До тех пор почему-то с представлениями о древнерусском искусстве связывались или «фотографии Борщаговскаго» (чеканка, орнамент) или «боярский стиль» (картины Шварца, Маковского и др.). Васнецов, Нестеров, Абрамцево подвели к «новгородской» иконе. И вот точно завеса упала с глаз: увидели и удивились. Увидели искусство как бы о другой планеты Искусство светлое, широкое, «простое», но как бы искусство иного мира, даже иного народа. Четыре столетия, отделяющие нас от XIV-XV веков, веков расцвета русской культуры, чрезвычайно изменили характер художественных восприятий народа.
Но не о древнерусской живописи собрался я сейчас говорить.
Новое, великое и чрезвычайно своеобразное искусство новгородское ведь одна из граней жизни той замечательной эпохи, столь отгороженной от нас. О той эпохе, или эпохах, мыслим мы или схемами и хронологиями учебников истории, или приходят на ум, если мы хотим представить живых людей, исторические романы XIX века: Загоскин, Соловьев, Мордовцев, также оперы: «Иван Сусанин», «Руслан и Людмила», «Чародейка», «Князь Игорь», «Борис Годунов», «Снегурочка»…
Историческая беллетристика и историческая опера XIX века могут быть сами по себе хороши, изобличая таланты авторов, но историческая беллетристика – это почти сплошная фальшь. Так же картины Маковского.

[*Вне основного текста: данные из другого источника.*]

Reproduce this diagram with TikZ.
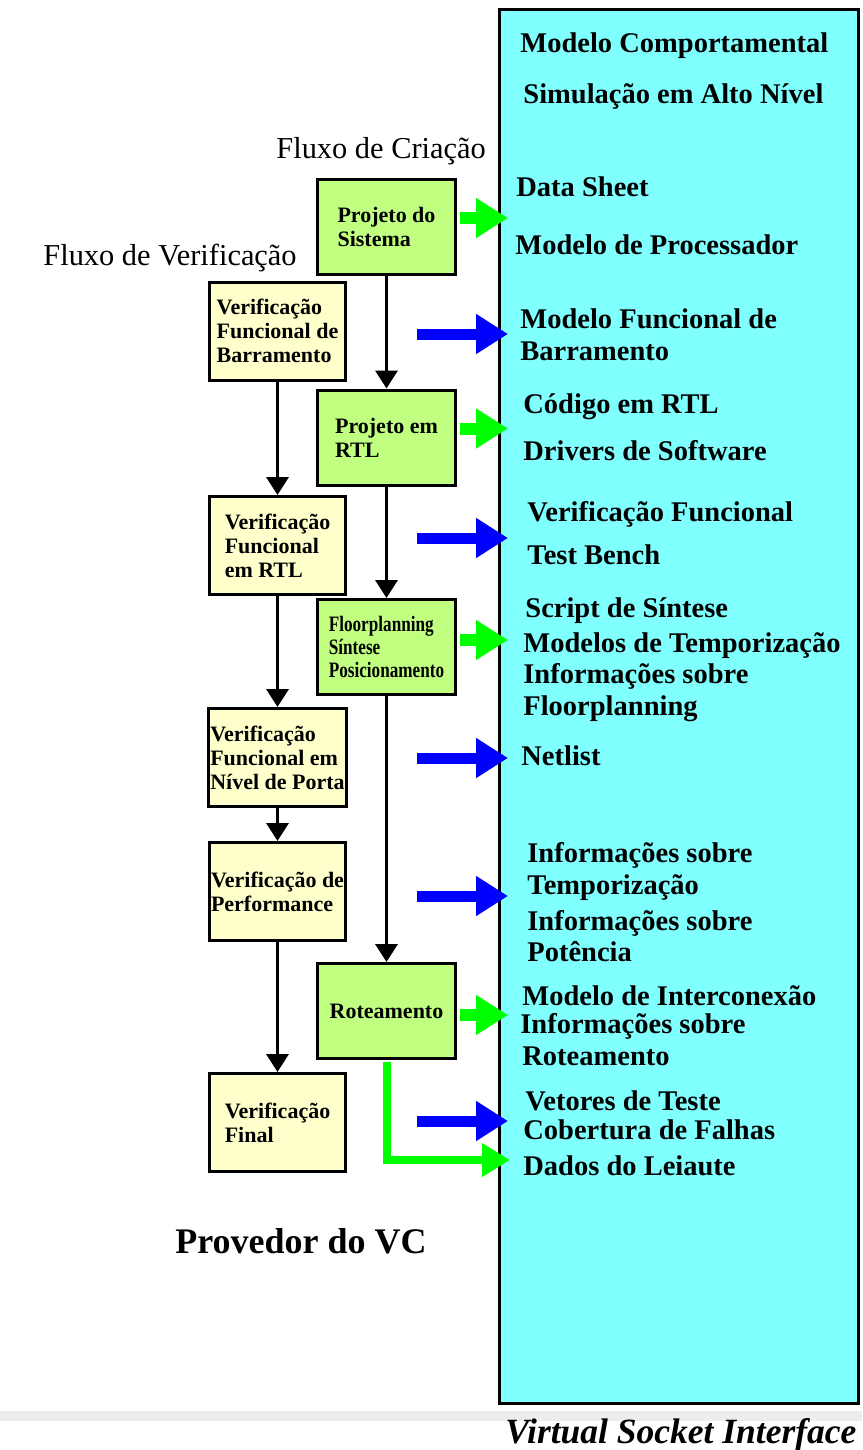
\documentclass[tikz,border=0pt]{standalone}
\usepackage{fontspec}
\setmainfont{Liberation Serif}
\newfontfamily\narrowfont{Liberation Serif}[FakeStretch=0.78]
\usetikzlibrary{arrows.meta, calc}
\definecolor{vsicol}{HTML}{80FFFF}
\definecolor{crcol}{HTML}{C0FF80}
\definecolor{vfcol}{HTML}{FFFFCC}
\definecolor{garrcol}{HTML}{00FF00}
\definecolor{barrcol}{HTML}{0000FF}

\begin{document}
\begin{tikzpicture}[
    x=0.5pt, y=-0.5pt,
    boxfont/.style={font=\fontsize{11}{12}\selectfont\bfseries},
    crbox/.style={draw, line width=1.5pt, fill=crcol, minimum width=69pt,
                  minimum height=47.5pt, align=left, inner sep=1pt, boxfont},
    vfbox/.style={draw, line width=1.5pt, fill=vfcol, minimum width=68pt,
                  minimum height=49pt, align=left, inner sep=1pt, boxfont},
    flow/.style={-{Triangle[width=11pt, length=9pt]}, line width=1.75pt},
    gout/.style={-{Triangle[width=19pt, length=16pt]}, line width=6pt, garrcol},
    bout/.style={-{Triangle[width=19pt, length=16pt]}, line width=5.5pt, barrcol},
    vsitxt/.style={anchor=base west, inner sep=0pt,
                   font=\fontsize{14.25}{16}\selectfont\bfseries},
    flowlabel/.style={anchor=base west, inner sep=0pt,
                      font=\fontsize{15.2}{17}\selectfont}
  ]

  % ---- page and background ----
  \useasboundingbox (0,0) rectangle (862,1450);
  \fill[white] (0,0) rectangle (862,1450);
  \fill[black!7] (0,1411) rectangle (862,1421);

  % ---- Virtual Socket Interface ----
  \node[draw, line width=1.5pt, fill=vsicol, minimum width=179.5pt,
        minimum height=697pt] (vsi) at (679,706.5) {};
  \node[anchor=base west, inner sep=0pt,
        font=\fontsize{17.75}{20}\selectfont\bfseries\itshape]
    (vsilabel) at (505,1443) {Virtual Socket Interface};

  \foreach \x/\y/\t [count=\n] in {
      520/53/Modelo Comportamental,
      523/104/Simulação em Alto Nível,
      516/196/Data Sheet,
      515/254/Modelo de Processador,
      520/328/Modelo Funcional de,
      520/360/Barramento,
      523/413/Código em RTL,
      523/460/Drivers de Software,
      527/521/Verificação Funcional,
      527/564/Test Bench,
      525/617/Script de Síntese,
      523/652/Modelos de Temporização,
      523/683/Informações sobre,
      523/715/Floorplanning,
      521/765/Netlist,
      527/862/Informações sobre,
      527/894/Temporização,
      527/930/Informações sobre,
      527/961/Potência,
      522/1005/Modelo de Interconexão,
      520/1033/Informações sobre,
      522/1065/Roteamento,
      525/1110/Vetores de Teste,
      523/1139/Cobertura de Falhas,
      523/1175/Dados do Leiaute} {
    \node[vsitxt] (vsi-\n) at (\x,\y) {\t};
  }

  % ---- flow labels ----
  \node[flowlabel] (crlabel) at (276,158) {Fluxo de Criação};
  \node[flowlabel] (vflabel) at (43,265) {Fluxo de Verificação};
  \node[anchor=base west, inner sep=0pt, font=\fontsize{18}{20}\selectfont\bfseries]
    (provider) at (175,1253) {Provedor do VC};

  % ---- creation flow ----
  \node[crbox] (psis) at (386.5,227) {Projeto do\\Sistema};
  \node[crbox] (prtl) at (386.5,437.5) {Projeto em\\RTL};
  \node[crbox, font=\fontsize{11}{11.5}\selectfont\narrowfont\bfseries]
    (pfloor) at (386.5,647) {Floorplanning\\Síntese\\Posicionamento};
  \node[crbox] (prot) at (386.5,1011) {Roteamento};

  \draw[flow] (psis) -- (prtl);
  \draw[flow] (prtl) -- (pfloor);
  \draw[flow] (pfloor) -- (prot);

  % ---- verification flow ----
  \node[vfbox] (vbus) at (277.5,331) {Verificação\\Funcional de\\Barramento};
  \node[vfbox] (vrtl) at (277.5,545.5) {Verificação\\Funcional\\em RTL};
  \node[vfbox] (vgate) at (277.5,757.5) {Verificação\\Funcional em\\Nível de Porta};
  \node[vfbox] (vperf) at (277.5,891.5) {Verificação de\\Performance};
  \node[vfbox] (vfinal) at (277.5,1122.5) {Verificação\\Final};

  \draw[flow] (vbus) -- (vrtl);
  \draw[flow] (vrtl) -- (vgate);
  \draw[flow] (vgate) -- (vperf);
  \draw[flow] (vperf) -- (vfinal);

  % ---- deliverables to the interface ----
  \draw[gout] ($(psis.east)+(3,-9)$) -- ($(psis.east -| vsi.west)+(10,-9)$);
  \draw[gout] ($(prtl.east)+(3,-9)$) -- ($(prtl.east -| vsi.west)+(10,-9)$);
  \draw[gout] ($(pfloor.east)+(3,-7)$) -- ($(pfloor.east -| vsi.west)+(10,-7)$);
  \draw[gout] ($(prot.east)+(3,4)$) -- ($(prot.east -| vsi.west)+(10,4)$);
  \coordinate (layin) at (510,1160);
  \draw[gout, line width=4pt, -{Triangle[width=16pt, length=14pt]},
        shorten <=0.75pt] (prot.south) |- (layin);

  \foreach \y [count=\n] in {334,538,758,896,1121} {
    \coordinate (bsrc-\n) at (417,\y);
    \draw[bout] (bsrc-\n) -- ($(bsrc-\n -| vsi.west)+(10,0)$);
  }

\end{tikzpicture}
\end{document}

Но я ушел в сторону. Все они, и романисты-писатели, и живописцы, включая Васнецова и Сурикова, и музыканты, включая Мусоргского и Римского-Корсакова, показывают нам как XIX век, с середины которого началось «возрождение национального русского искусства» в живописи, и в архитектуре, и в музыке (только не в литературе), все они показывают только свое представление о жизни и людях Древней Руси. И в этом их право.
Может быть, здесь в чем-то мы видим Русь XVII века, даже XVI. Но подлинного лика удивительных эпох Новгорода, Радонежа, Андрея Рублева здесь нет.

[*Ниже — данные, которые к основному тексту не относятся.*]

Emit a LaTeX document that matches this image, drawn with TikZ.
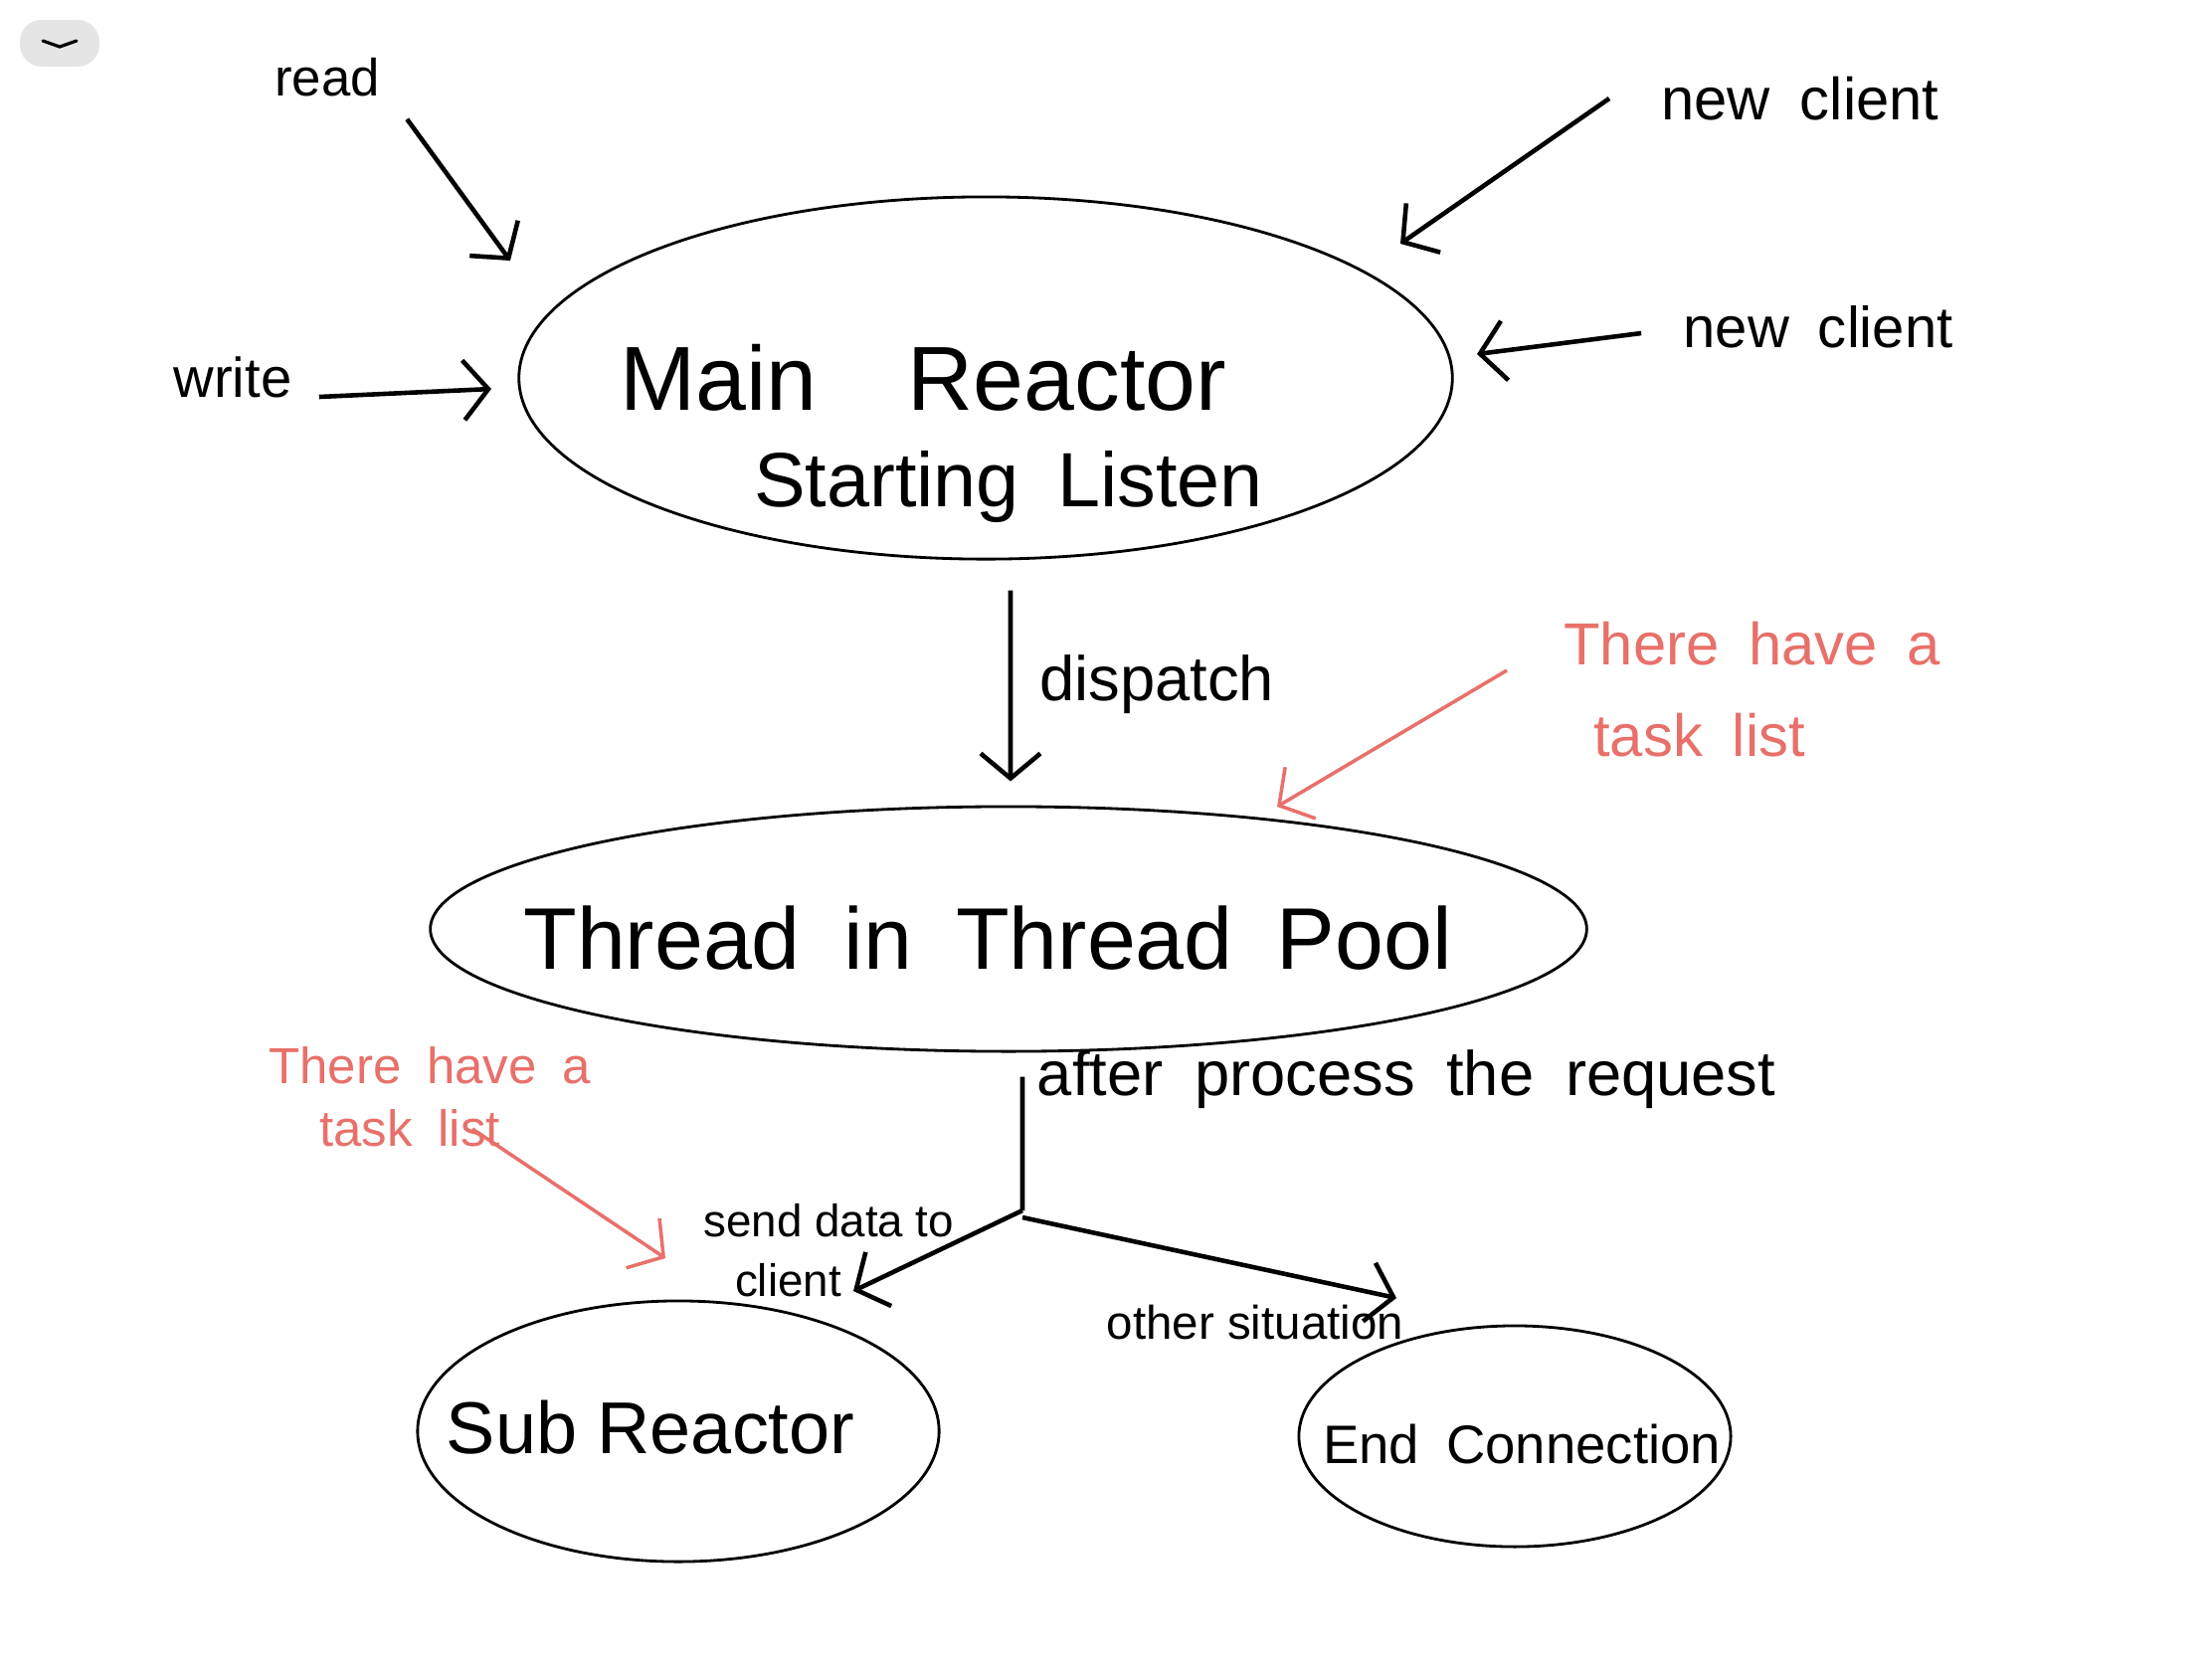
\documentclass[tikz,border=0pt]{standalone}
\usepackage{fontspec}
\setmainfont{Liberation Sans}
\usetikzlibrary{arrows.meta,shapes.geometric}

\definecolor{notered}{RGB}{232,112,106}
\definecolor{btngray}{RGB}{229,229,229}

\tikzset{
  bubble/.style={draw,ellipse,line width=0.8pt,inner sep=0pt},
  hand/.style={line width=1.3pt,-{Straight Barb[length=2.5mm,width=6mm]}},
  redhand/.style={hand,line width=1pt,draw=notered},
  note/.style={text=notered,align=left,anchor=west},
}

\begin{document}
\begin{tikzpicture}[x=0.01cm,y=-0.01cm]
  \useasboundingbox (0,0) rectangle (2224,1668);

  % top left button
  \fill[btngray,rounded corners=0.22cm] (20,20) rectangle (100,67);
  \draw[line width=0.9pt,line cap=round,line join=round] (43,41) -- (60,47) -- (77,41);

  % ellipses
  \node[bubble,minimum width=9.38cm,minimum height=3.64cm] (main) at (991,380) {};
  \node[bubble,minimum width=11.62cm,minimum height=2.46cm] (pool) at (1014,934) {};
  \node[bubble,minimum width=5.24cm,minimum height=2.62cm] (sub) at (682,1439) {};
  \node[bubble,minimum width=4.34cm,minimum height=2.22cm] (endc) at (1523,1444) {};

  \node[font=\fontsize{26}{32}\selectfont] (mainlbl) at (928,380) {Main\quad Reactor};
  \node[font=\fontsize{22}{26}\selectfont] (startlbl) at (1014,489) {Starting\enspace Listen};
  \node[font=\fontsize{25}{30}\selectfont] (poollbl) at (993,943) {Thread\enspace in\enspace Thread\enspace Pool};
  \node[font=\fontsize{21}{25}\selectfont] (sublbl) at (654,1435) {Sub Reactor};
  \node[font=\fontsize{15.5}{19}\selectfont] (endlbl) at (1530,1452) {End\enspace Connection};

  % labels
  \node[font=\fontsize{15}{18}\selectfont] (read) at (329,78) {read};
  \node[font=\fontsize{16}{19}\selectfont] (write) at (234,379) {write};
  \node[font=\fontsize{17}{20}\selectfont] (newtop) at (1810,99) {new\enspace client};
  \node[font=\fontsize{16.5}{20}\selectfont] (newside) at (1828,329) {new\enspace client};
  \node[font=\fontsize{18}{22}\selectfont] (dispatch) at (1163,688) {dispatch};
  \node[font=\fontsize{18}{22}\selectfont] (after) at (1414,1085) {after\enspace process\enspace the\enspace request};
  \node[font=\fontsize{13}{17}\selectfont,align=left,anchor=west] (send) at (695,1257) {send data to\\\hspace{9pt}client};
  \node[font=\fontsize{13.5}{17}\selectfont] (other) at (1262,1329) {other situation};
  \node[note,font=\fontsize{17}{26}\selectfont] (noteR) at (1560,693) {There\enspace have\enspace a\\\enspace task\enspace list};
  \node[note,font=\fontsize{14.5}{18}\selectfont] (noteL) at (258,1103) {There\enspace have\enspace a\\\quad task\enspace list};

  % arrows in
  \coordinate (readtip) at (513,262);
  \coordinate (writetip) at (494,391);
  \coordinate (newtoptip) at (1408,245);
  \coordinate (newsidetip) at (1485,356);
  \draw[hand] ([shift={(15,10)}]read.south east) -- (readtip);
  \draw[hand] ([shift={(15,20)}]write.east) -- (writetip);
  \draw[hand] ([xshift=-0.4cm]newtop.west) -- (newtoptip);
  \draw[hand] ([xshift=-0.3cm,yshift=-0.06cm]newside.west) -- (newsidetip);

  % dispatch
  \draw[hand] ([xshift=0.25cm,yshift=-0.3cm]main.south) -- ([xshift=0.02cm,yshift=0.24cm]pool.north);

  % fork
  \coordinate (fork) at (1028,1217);
  \coordinate (sendtip) at (858,1298);
  \coordinate (othertip) at (1404,1305);
  \draw[line width=1.3pt] ([xshift=0.14cm,yshift=-0.24cm]pool.south) -- (fork);
  \draw[hand] (fork) -- (sendtip);
  \draw[hand] ([yshift=-0.07cm]fork) -- (othertip);

  % task list notes
  \coordinate (noteRtip) at (1284,811);
  \coordinate (noteLtail) at (475,1135);
  \coordinate (noteLtip) at (669,1265);
  \draw[redhand] ([shift={(-45,-19)}]noteR.west) -- (noteRtip);
  \draw[redhand] (noteLtail) -- (noteLtip);
\end{tikzpicture}
\end{document}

Теперь, после «раскрытия» икон, мы видим, какою была живопись – столь связанное с жизнью и бытом, столь почитаемое искусство.
Мы говорим: «Вот они какие, эти жизненные святыни наших предков! Какая она странная, и непонятная, и прекрасная – душа наших праотцев, отобразившая себя в этих картинах на доске. Как все это, говорим мы, непохоже на привычные наши представления о Древней Руси…»
Итак, мы видим икону-то, что было прижато у сердца древнерусского человека. Но в такой же яви, в такой же непосредственности и подлинности, столь же осязаемо и ощутимо мы не видим, как жил с этою иконою человек XIV – XV веков. Лик иконы выдвинулся из глубины веков, а люди и дела, с которыми икона жила, остались в туманной дали преждебывших времен.
Жития русских святых, исторические документы, документы юридические, также эпистолярная литература Древней Руси – вот что, при умении видеть и слышать, может оказаться крыльями, которые перенесут тебя в ту эпоху и поставят тебя на ту землю, на те дороги, по которым ходит интересующая тебя жизнь и люди. В особенности важны жития, как произведения фабульные, связные. Они дают картину яр кую и подлинную. К великому сожалению, до нас лишь в немногих случаях дошли первые редакции житий, представляющие собою непосредственные записи с уст самовидцев и очевидцев.
Литературные вкусы XVII века, любовь к «краснословию» и «плетению словес» подвергла переработке драгоценные подлинники житий. И все же наша любовь и внимательность увидит там живых людей и живые дела.